Albion Monitor /News

Thailand Builds Successful Program

by Isagani de Castro

INDEX
to AIDS Time Bomb series
(IPS) MANILA -- The HIV/AIDS epidemic has been a major problem for over a decade, but the responses of most countries in the Asia Pacific region have been largely ineffective and often discriminate against people with AIDS.

Last July, in Goa, India, the state government justified the eviction of commercial sex workers from a red light area as a move to curb the spread of AIDS.

Sahara House, a drug rehabilitation center in New Delhi, is overcrowded due to discriminatory practices in clinics and hospitals which refuse to admit drug patients.

In Cambodia, brothels were ordered closed in a bid to stop the spread of AIDS but it had the opposite effect. New brothels sprang in places less accessible to healthcare systems and AIDS volunteer workers, putting people at greater risk.

In December 1995, Malaysia's Minister for Islamic Affairs announced that beginning in January 1997, all Muslim couples intending to marry would have to undergo HIV testing to protect future generations.

These measures are among the responses which have proved ineffective in curbing the spread of the pandemic in the region.

What is needed is decentralization, strong partnerships between governments and civil society organizations, and consultations with HIV/AIDS victims, say participants to a UN-sponsored symposium on "Governance and HIV" at the The Fourth International Congress on AIDS in Asia and the Pacific that was held here in late October. "Many governments remain, in terms of their policies, unresponsive to the problem of AIDS. Now that has to change if we are going to have an effective response," Desmond Cohen, director of the United Nations Development Program (UNDP) HIV & Development, told IPS.

In 1996, one million of the 2.7 million estimated new HIV infections in the world were in southeast Asia, particularly rapid spread of HIV in Thailand, India, Cambodia, and Myanmar.

Cohen said that in many countries in the region, "There is an absence of good governance, of the principles that you hoped would be present in governments, which is a true partnership between government and civil society and between the government and the private sector."

"The Thai experience tells us that the best time for an effective prevention is when HIV rates are still low"
A Thailand case study outlined some basic elements for an effective response.

In upper northern Thailand, which accounted for 40 percent of total reported HIV/AIDS cases in that country, a policy of decentralization of funds, consultation with NGOs and HIV victims, and less red tape were adopted in the mid-1990s.

In 1994, Thai authorities set up a committee with 32 members from government and NGOs. The committee strengthened the monitoring systems, coordinated programs with all sectors involved with HIV/AIDS, promoted AIDS education, reduced discrimination against victims, and developed a support network for people living with HIV/AIDS.

A year later, $1.7 million was directly allocated to the program and was used solely by the committee, which then allocated the money to communities in the region.

"That was the first time in the history of the Thai budgetary system that a budget was provided for a program not belonging to any ministry of the government," said Dr. Wiwat Rojanapithayakorn of the Thai Ministry of Public Health.

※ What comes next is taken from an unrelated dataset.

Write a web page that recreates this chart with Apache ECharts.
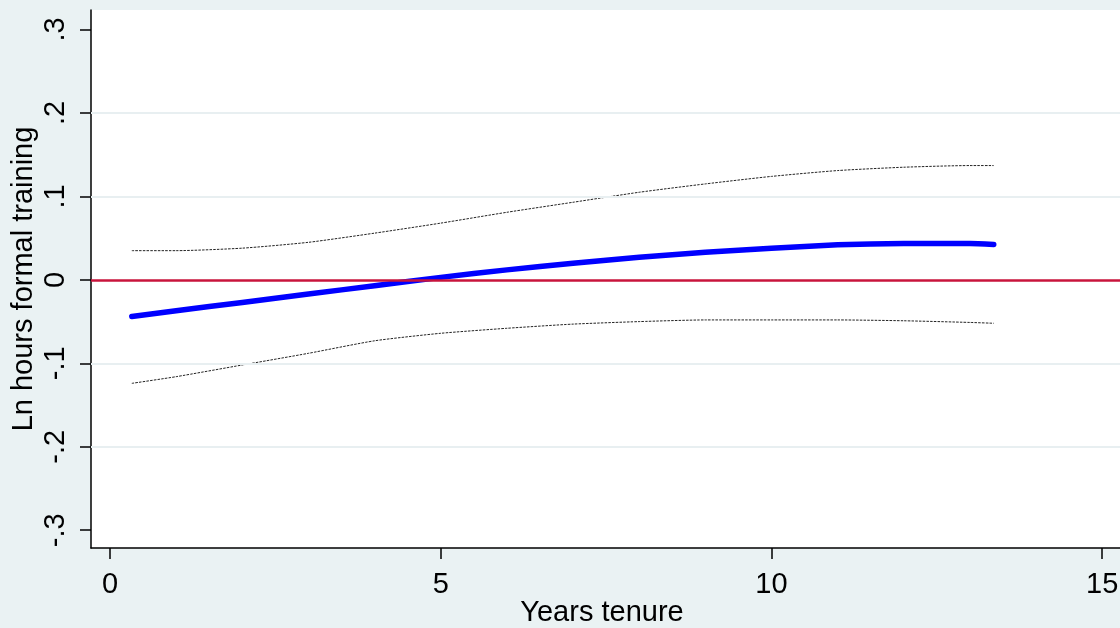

He said previous funds from the government were "inadequate, restricted to government agencies, and delivered in a context of maximum bureaucratic procedures and minimal flexibility." There was also little consultation with local communities, NGOs, and AIDS victims.

As shown in the upper northern Thai case, Cohen said, an effective response requires that government "begin to share authority and power with other civil society organizations, because governments would otherwise be overwhelmed by the problems and would not be able to cope with the consequences when large numbers of people become sick and are dying from AIDS."

It is unfortunate, he added, that Thai authorities did not act earlier. The HIV problem has worsened and there are now an estimated 850,000 HIV infections. "The Thai experience tells us that the best time for an effective prevention is when HIV rates are still low. If you wait until problems get worse, it could be too late."